Jesus said, “Let the little children come to me and do not hinder them, for to such belongs the kingdom of heaven.” Matthew 19:14
In light of recent studies showing a link to suicide and autism, focus on the spiritual needs of a person with autism is paramount. In autism, there are built in tendencies to isolation, so in some respects, the findings are not surprising. While many parents of children with special needs seek spiritual guidance through prayer and their place of worship, they also run into obstacles.
Some may believe that people with autism would not respond to religion; that they would not have the capacity to understand such abstract ideas like the existence of God, or why it matters. Indeed, our culture at large has become more secular, with more people declaring themselves as having no religious affiliation.

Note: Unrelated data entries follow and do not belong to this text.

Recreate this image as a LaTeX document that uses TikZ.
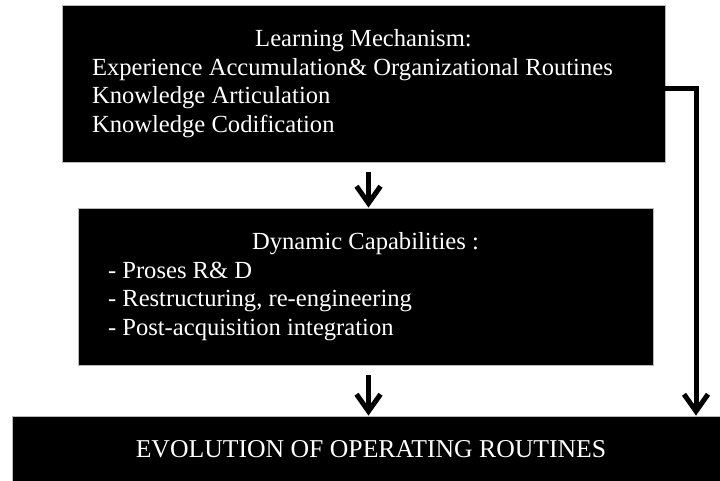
\documentclass[tikz,border=0pt]{standalone}
\usepackage{fontspec}
\setmainfont{Liberation Serif}
\usepackage{tikz}
\usetikzlibrary{
  positioning,
  calc,
  arrows.meta
}
\tikzstyle{box}=[fill=black, draw=gray!55, line width=0.8pt, text=white, inner sep=0pt,
  font=\fontsize{24.6}{28.5}\selectfont]
\tikzstyle{flow}=[-{Straight Barb[length=17pt,width=24pt]}, line width=5pt, black]

\begin{document}
\begin{tikzpicture}[x=1pt, y=-1pt]
    \useasboundingbox (0,0) rectangle (720,481);

    % 学習メカニズム
    \node[box, minimum width=603pt, minimum height=157pt] (learn) at (363.5,83.5)
      {\parbox{543pt}{\centering Learning Mechanism:\par\raggedright
        Experience Accumulation\& Organizational Routines\par
        Knowledge Articulation\par
        Knowledge Codification}};

    % ダイナミック・ケイパビリティ
    \node[box, minimum width=575pt, minimum height=157pt] (dyn) at (365.5,286.5)
      {\parbox{515pt}{\centering Dynamic Capabilities :\par\raggedright
        - Proses R\& D\par
        - Restructuring, re-engineering\par
        - Post-acquisition integration}};

    % 運用ルーティンの進化
    \node[box, minimum width=718pt, minimum height=66pt, font=\fontsize{25.7}{30}\selectfont]
      (evol) at (371,449) {EVOLUTION OF OPERATING ROUTINES};

    % 矢印の始点
    \coordinate (a1) at (368.5,172);
    \coordinate (a2) at (368.5,375);
    \coordinate (turn) at (696,89);

    % 矢印の描画
    \draw[flow] (a1) -- (a1 |- dyn.north);
    \draw[flow] (a2) -- (a2 |- evol.north);
    \draw[flow] (learn.east |- turn) -- (turn) -- (turn |- evol.north);
  \end{tikzpicture}
\end{document}
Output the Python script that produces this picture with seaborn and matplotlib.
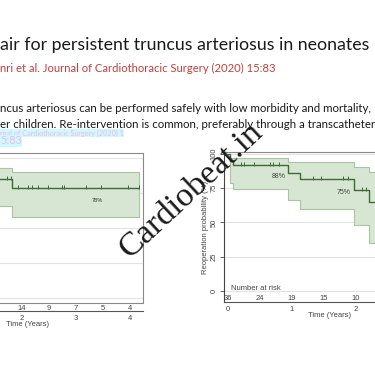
import numpy as np
import pandas as pd
import seaborn as sns
import matplotlib.pyplot as plt

# slide text (cropped at the left edge like the screenshot)
title = "air for persistent truncus arteriosus in neonates"
citation = "nri et al. Journal of Cardiothoracic Surgery (2020) 15:83"
body1 = "ncus arteriosus can be performed safely with low morbidity and mortality,"
body2 = "er children. Re-intervention is common, preferably through a transcatheter"
ghost1 = "rnal of Cardiothoracic Surgery (2020) 1"
ghost2 = "5:83"
watermark = "Cardiobeat.in"

# left panel: step curve + CI (years, %)
left_times = [1.5, 1.81, 4.17]
left_est = [85, 78.6, 78.6]
left_upper = [92.9, 90, 90]
left_lower = [65.7, 57.9, 57.9]
left_censor = [1.72, 1.79, 1.93, 2.10, 2.18, 2.30, 2.47, 2.73, 2.78, 3.18, 3.46, 3.97, 4.17]
left_ticks = [2, 3, 4]
left_risk_t = [2, 2.5, 3, 3.5, 4]
left_risk_n = [14, 9, 7, 5, 4]

# right panel: reoperation
right_times = [0, 0.03, 0.08, 0.94, 1.12, 1.97, 2.2, 2.4]
right_est = [100, 95, 91.5, 86, 81.4, 73.6, 65, 65]
ci_times = [0.03, 0.08, 0.94, 1.12, 1.97, 2.2, 2.4]
right_upper = [97, 96.7, 94, 94, 90.4, 86.7, 86.7]
right_lower = [79, 74.3, 66.3, 59.8, 48, 35, 35]
right_censor = [0.2, 0.25, 0.4, 0.65, 0.7, 0.8, 1.33, 1.46, 1.8, 1.87, 2.1, 2.16]
right_ticks = [0, 1, 2]
right_yticks = [0, 25, 50, 75, 100]
right_risk_t = [0, 0.5, 1, 1.5, 2]
right_risk_n = [36, 24, 19, 15, 10]

W = H = 375
LINE = '#3d6a36'
FILL = '#d7e6d3'
FEDGE = '#a9c4a3'

sns.set_style("white")
plt.rcParams['font.family'] = ['Liberation Sans', 'DejaVu Sans']

fig = plt.figure(figsize=(3.75, 3.75), dpi=100)
renderer = fig.canvas.get_renderer()


def fit_text(s, x0, x1, y, **kw):
    t = fig.text(x0 / W, 1 - y / H, s, ha='left', va='center', fontsize=10, **kw)
    w = t.get_window_extent(renderer).width
    t.set_fontsize(10 * (x1 - x0) / w)
    return t


fit_text(title, 0, 370, 45, family='Lato', color='#1a1a1a')
fit_text(citation, 0, 277, 68, family='Lato', color='#c23f3a')
fit_text(body1, 0, 374, 108, family='Lato', color='#1a1a1a')
fit_text(body2, 0, 375, 125, family='Lato', color='#1a1a1a')
fit_text(ghost1, 0, 125, 133, family='Lato', color='#f4b6ee',
         bbox=dict(facecolor='#cdfafd', edgecolor='none', pad=0.5))
fit_text(ghost2, 0, 22, 141, family='Lato', color='#f4b6ee',
         bbox=dict(facecolor='#cdfafd', edgecolor='none', pad=0.5))


def step_level(times, est, t):
    i = np.searchsorted(times, t, side='right') - 1
    return np.asarray(est)[i]


def style_grid(ax):
    for g in [0, 25, 50, 75, 100]:
        ax.axhline(g, color='#e3e3e3', lw=0.8, zorder=0)


# ---- left panel
axL = fig.add_axes([-89 / W, 1 - 303 / H, 232 / W, 150 / H])
axL.set_xlim(-0.06, 4.24)
axL.set_ylim(-3.6, 103.6)
style_grid(axL)
axL.fill_between(left_times, left_lower, left_upper, step='post',
                 facecolor=FILL, edgecolor=FEDGE, lw=0.8, zorder=1)
sns.lineplot(x=left_times, y=left_est, drawstyle='steps-post', color=LINE,
             lw=1.0, ax=axL, zorder=3)
sns.scatterplot(x=left_censor, y=step_level(left_times, left_est, left_censor) + 0.8,
                marker='|', s=10, color=LINE, linewidth=0.7, ax=axL, zorder=4)
axL.text(3.39, 70, "78%", fontsize=4, color='#333', ha='center', va='center')
for sp in ['top', 'right']:
    axL.spines[sp].set_color('#8a8a8a')
    axL.spines[sp].set_linewidth(0.8)
axL.spines['bottom'].set_position(('outward', 5.8))
axL.spines['bottom'].set_color('#555')
axL.spines['bottom'].set_linewidth(0.8)
axL.plot([0, 1], [0, 0], transform=axL.transAxes, color='#8a8a8a', lw=0.8, clip_on=False)
axL.set_xticks(left_ticks)
axL.set_yticks([])
axL.tick_params(axis='x', direction='out', length=2.5, width=0.6, pad=0.5,
                labelsize=5.5, colors='#444')
axL.set_xlabel("Time (Years)", fontsize=5.5, color='#444', labelpad=-1)
for t, n in zip(left_risk_t, left_risk_n):
    axL.annotate(str(n), xy=(t, 0), xycoords=('data', 'axes fraction'),
                 xytext=(0, -3.6), textcoords='offset points', ha='center',
                 va='center', fontsize=5.5, color='#444', annotation_clip=False)

# ---- right panel
axR = fig.add_axes([224 / W, 1 - 302 / H, 210 / W, 150 / H])
axR.set_xlim(-0.0625, 3.22)
axR.set_ylim(-8, 101.3)
style_grid(axR)
axR.fill_between(ci_times, right_lower, right_upper, step='post',
                 facecolor=FILL, edgecolor=FEDGE, lw=0.8, zorder=1)
sns.lineplot(x=right_times, y=right_est, drawstyle='steps-post', color=LINE,
             lw=1.0, ax=axR, zorder=3)
sns.scatterplot(x=right_censor, y=step_level(right_times, right_est, right_censor) + 0.8,
                marker='|', s=10, color=LINE, linewidth=0.7, ax=axR, zorder=4)
axR.text(0.8, 83.8, "88%", fontsize=5, color='#444', ha='center', va='center')
axR.text(1.81, 72, "75%", fontsize=5, color='#444', ha='center', va='center')
axR.text(0.05, 2.2, "Number at risk", fontsize=5.5, color='#444', ha='left', va='center')
for t, n in zip(right_risk_t, right_risk_n):
    axR.text(t, -5.1, str(n), fontsize=5.5, color='#444', ha='center', va='center')
axR.spines['top'].set_color('#8a8a8a')
axR.spines['left'].set_color('#444')
axR.spines['bottom'].set_color('#555')
for sp in ['top', 'left', 'bottom']:
    axR.spines[sp].set_linewidth(0.8)
axR.set_xticks(right_ticks)
axR.set_yticks(right_yticks)
axR.tick_params(axis='x', direction='out', length=2.5, width=0.6, pad=0.5,
                labelsize=5.5, colors='#444')
axR.tick_params(axis='y', direction='out', length=3, width=0.6, pad=1.5,
                labelsize=5.5, colors='#444', left=True)
plt.setp(axR.get_yticklabels(), rotation=90, va='center')
axR.set_xlabel("Time (Years)", fontsize=5.5, color='#444', labelpad=-1)
axR.set_ylabel("Reoperation probability (%)", fontsize=5.5, color='#444', labelpad=1)

fig.text(191 / W, 1 - 190 / H, watermark, rotation=43, rotation_mode='anchor',
         ha='center', va='center', fontsize=24.5, family='Liberation Serif', color='#1a1a1a')

fig.savefig("out.png", dpi=100, facecolor='white')
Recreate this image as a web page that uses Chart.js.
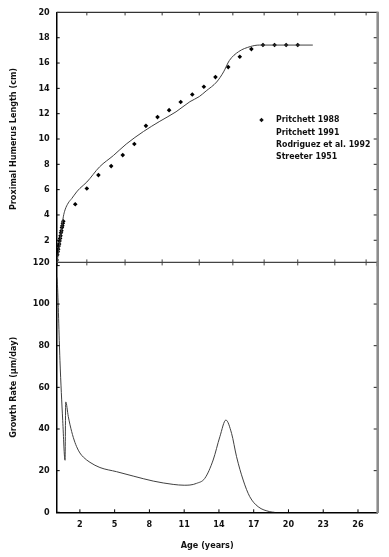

Autism by definition, is a condition where socialization is difficult. There are language barriers and sensory issues that make going to church, synagogue or other places of worship difficult. Sometimes, children with developmental delays make noises during the service, or act up, which may cause parents to feel embarrassed about going to worship.
But with autism being a household word now, most churches and other houses of worship are used to accommodating those with special needs. Some have special areas, like "cry rooms", or even enclosed booths, that shut out distractions.
With the upcoming Easter and Passover celebrations, this series will explore ways in which parents seek to include the spiritual needs of their children with autism and other special needs. There are many organizations that minister to children with special needs.
One expert described autism as a sort of "mind blindness". But that does not mean that there should be spiritual blindness as well.